TASK REQUIREMENTS:
In the listing that follows, retype every line from the first through the one containing "legendTicks = [2012, 2014, 2016]". Pictures are to be left out.

************

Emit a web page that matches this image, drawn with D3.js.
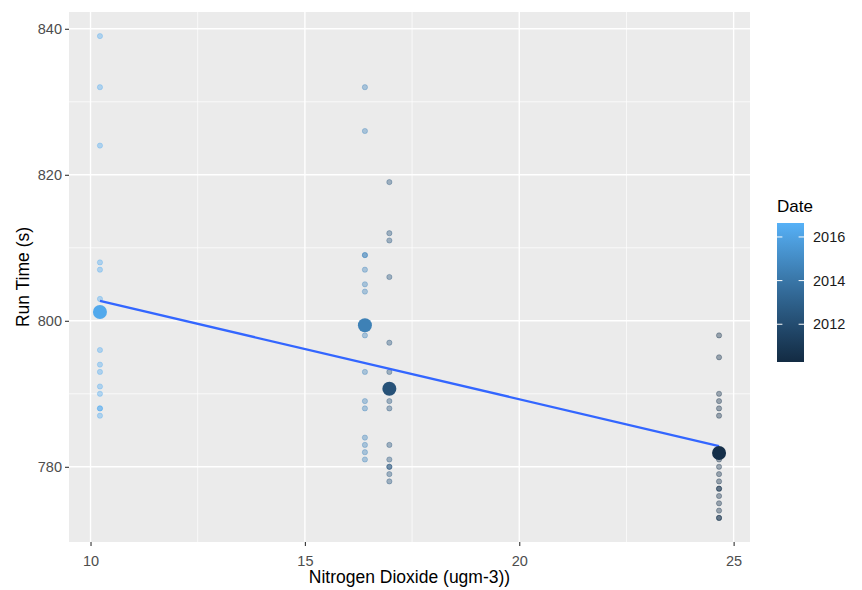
<!DOCTYPE html>
<html>
<head>
<meta charset="utf-8">
<script src="https://cdn.jsdelivr.net/npm/d3@7"></script>
<style>
  body { margin: 0; background: #fff; }
  text { font-family: "Liberation Sans", Arial, sans-serif; }
</style>
</head>
<body>
<div id="container"></div>
<script>
// NO2 level of each group of runs, and the year (as decimal date) used for the colour
let no2Levels = [10.22, 16.4, 16.97, 24.66],
  runYears = [2016.4, 2014.7, 2012.5, 2010.7],
  runTimes = [
    [839, 832, 824, 808, 807, 803, 796, 794, 793, 791, 790, 788, 788, 787],
    [832, 826, 809, 809, 807, 805, 804, 798, 793, 789, 788, 784, 783, 782, 781],
    [819, 812, 811, 806, 797, 793, 789, 788, 783, 781, 780, 780, 779, 778],
    [798, 795, 790, 789, 788, 787, 782, 781, 780, 779, 778, 777, 777, 776, 775, 774, 773, 773]
  ],
  meanTimes = [801.2, 799.4, 790.7, 781.9],
  meanYears = [2016.3, 2014.5, 2012.3, 2010.5],
  dateRange = [2010.27, 2016.64],
  xTicks = [10, 15, 20, 25],
  xMinor = [12.5, 17.5, 22.5],
  yTicks = [780, 800, 820, 840],
  yMinor = [790, 810, 830],
  legendTicks = [2012, 2014, 2016]

let width = 862,
  height = 590,
  panel = { left: 69, right: 750, top: 12, bottom: 542 }

let svg = d3.select('#container')
  .append('svg')
  .attr('width', width)
  .attr('height', height)

// flatten the groups into points
let points = []
runTimes.forEach(function (times, i) {
  times.forEach(function (t) {
    points.push({ x: no2Levels[i], y: t, date: runYears[i] })
  })
})
let means = meanTimes.map(function (t, i) {
  return { x: no2Levels[i], y: t, date: meanYears[i] }
})

// ggplot style 5% expansion
function expand(ext) {
  let pad = (ext[1] - ext[0]) * 0.05
  return [ext[0] - pad, ext[1] + pad]
}

let scale_x = d3.scaleLinear()
  .domain(expand(d3.extent(points, d => d.x)))
  .range([panel.left, panel.right])

let scale_y = d3.scaleLinear()
  .domain(expand(d3.extent(points, d => d.y)))
  .range([panel.bottom, panel.top])

let colour = d3.scaleLinear()
  .domain(dateRange)
  .range(['#132B43', '#56B1F7'])
  .interpolate(d3.interpolateLab)

// panel background
svg.append('rect')
  .attr('x', panel.left)
  .attr('y', panel.top)
  .attr('width', panel.right - panel.left)
  .attr('height', panel.bottom - panel.top)
  .attr('fill', '#EBEBEB')

let grid = svg.append('g')
grid.selectAll('.vminor').data(xMinor).enter().append('line')
  .attr('x1', d => scale_x(d)).attr('x2', d => scale_x(d))
  .attr('y1', panel.top).attr('y2', panel.bottom)
  .attr('stroke', '#fff').attr('stroke-width', 0.7)
grid.selectAll('.hminor').data(yMinor).enter().append('line')
  .attr('y1', d => scale_y(d)).attr('y2', d => scale_y(d))
  .attr('x1', panel.left).attr('x2', panel.right)
  .attr('stroke', '#fff').attr('stroke-width', 0.7)
grid.selectAll('.vmajor').data(xTicks).enter().append('line')
  .attr('x1', d => scale_x(d)).attr('x2', d => scale_x(d))
  .attr('y1', panel.top).attr('y2', panel.bottom)
  .attr('stroke', '#fff').attr('stroke-width', 1.4)
grid.selectAll('.hmajor').data(yTicks).enter().append('line')
  .attr('y1', d => scale_y(d)).attr('y2', d => scale_y(d))
  .attr('x1', panel.left).attr('x2', panel.right)
  .attr('stroke', '#fff').attr('stroke-width', 1.4)

// individual runs
svg.append('g').selectAll('circle')
  .data(points).enter().append('circle')
  .attr('cx', d => scale_x(d.x))
  .attr('cy', d => scale_y(d.y))
  .attr('r', 2.6)
  .attr('fill', d => colour(d.date))
  .attr('fill-opacity', 0.4)
  .attr('stroke', d => colour(d.date))
  .attr('stroke-opacity', 0.35)
  .attr('stroke-width', 1)

// linear fit through the yearly means
let mx = d3.mean(means, d => d.x),
  my = d3.mean(means, d => d.y),
  slope = d3.sum(means, d => (d.x - mx) * (d.y - my)) / d3.sum(means, d => (d.x - mx) * (d.x - mx)),
  fitX = d3.extent(means, d => d.x)

svg.append('path')
  .datum(fitX.map(x => [x, my + slope * (x - mx)]))
  .attr('d', d3.line().x(d => scale_x(d[0])).y(d => scale_y(d[1])))
  .attr('fill', 'none')
  .attr('stroke', '#3366FF')
  .attr('stroke-width', 2.3)

// yearly means
svg.append('g').selectAll('circle')
  .data(means).enter().append('circle')
  .attr('cx', d => scale_x(d.x))
  .attr('cy', d => scale_y(d.y))
  .attr('r', 7)
  .attr('fill', d => colour(d.date))

// axes
let x_axis = d3.axisBottom(scale_x).tickValues(xTicks).tickSize(4).tickPadding(3)
let y_axis = d3.axisLeft(scale_y).tickValues(yTicks).tickSize(4).tickPadding(3)

let gx = svg.append('g')
  .attr('transform', 'translate(0,' + panel.bottom + ')')
  .call(x_axis)
let gy = svg.append('g')
  .attr('transform', 'translate(' + panel.left + ',0)')
  .call(y_axis)

;[gx, gy].forEach(function (g) {
  g.select('.domain').remove()
  g.selectAll('.tick line').attr('stroke', '#333').attr('stroke-width', 1.1)
  g.selectAll('.tick text')
    .attr('fill', '#4D4D4D')
    .style('font-size', '14.5px')
    .style('font-family', '"Liberation Sans", Arial, sans-serif')
})
gx.selectAll('.tick text').attr('dy', '1.15em')

// axis titles
svg.append('text')
  .attr('x', (panel.left + panel.right) / 2)
  .attr('y', 583)
  .attr('text-anchor', 'middle')
  .style('font-size', '17.5px')
  .attr('fill', '#000')
  .text('Nitrogen Dioxide (ugm-3))')

svg.append('text')
  .attr('transform', 'translate(29,' + (panel.top + panel.bottom) / 2 + ') rotate(-90)')
  .attr('text-anchor', 'middle')
  .style('font-size', '17.5px')
  .attr('fill', '#000')
  .text('Run Time (s)')

// colour bar legend
let bar = { x: 777, y: 223, w: 27, h: 139 }
let scale_legend = d3.scaleLinear()
  .domain(dateRange)
  .range([bar.y + bar.h, bar.y])

let grad = svg.append('defs').append('linearGradient')
  .attr('id', 'dategrad')
  .attr('x1', 0).attr('y1', 1).attr('x2', 0).attr('y2', 0)
grad.selectAll('stop')
  .data(d3.range(0, 1.0001, 0.1))
  .enter().append('stop')
  .attr('offset', d => d)
  .attr('stop-color', d => colour(dateRange[0] + d * (dateRange[1] - dateRange[0])))

svg.append('text')
  .attr('x', bar.x)
  .attr('y', 212)
  .style('font-size', '17px')
  .attr('fill', '#000')
  .text('Date')

svg.append('rect')
  .attr('x', bar.x).attr('y', bar.y)
  .attr('width', bar.w).attr('height', bar.h)
  .attr('fill', 'url(#dategrad)')

let lt = svg.append('g').selectAll('g')
  .data(legendTicks).enter().append('g')
  .attr('transform', d => 'translate(0,' + scale_legend(d) + ')')
lt.append('line')
  .attr('x1', bar.x).attr('x2', bar.x + 5.4)
  .attr('stroke', '#fff').attr('stroke-width', 1)
lt.append('line')
  .attr('x1', bar.x + bar.w - 5.4).attr('x2', bar.x + bar.w)
  .attr('stroke', '#fff').attr('stroke-width', 1)
lt.append('text')
  .attr('x', 813)
  .attr('dy', '0.36em')
  .style('font-size', '14.5px')
  .attr('fill', '#1a1a1a')
  .text(d => d)
</script>
</body>
</html>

************

ANSWER TO THIS EXERCISE:
Emit a web page that matches this image, drawn with D3.js.
<!DOCTYPE html>
<html>
<head>
<meta charset="utf-8">
<script src="https://cdn.jsdelivr.net/npm/d3@7"></script>
<style>
  body { margin: 0; background: #fff; }
  text { font-family: "Liberation Sans", Arial, sans-serif; }
</style>
</head>
<body>
<div id="container"></div>
<script>
// NO2 level of each group of runs, and the year (as decimal date) used for the colour
let no2Levels = [10.22, 16.4, 16.97, 24.66],
  runYears = [2016.4, 2014.7, 2012.5, 2010.7],
  runTimes = [
    [839, 832, 824, 808, 807, 803, 796, 794, 793, 791, 790, 788, 788, 787],
    [832, 826, 809, 809, 807, 805, 804, 798, 793, 789, 788, 784, 783, 782, 781],
    [819, 812, 811, 806, 797, 793, 789, 788, 783, 781, 780, 780, 779, 778],
    [798, 795, 790, 789, 788, 787, 782, 781, 780, 779, 778, 777, 777, 776, 775, 774, 773, 773]
  ],
  meanTimes = [801.2, 799.4, 790.7, 781.9],
  meanYears = [2016.3, 2014.5, 2012.3, 2010.5],
  dateRange = [2010.27, 2016.64],
  xTicks = [10, 15, 20, 25],
  xMinor = [12.5, 17.5, 22.5],
  yTicks = [780, 800, 820, 840],
  yMinor = [790, 810, 830],
  legendTicks = [2012, 2014, 2016]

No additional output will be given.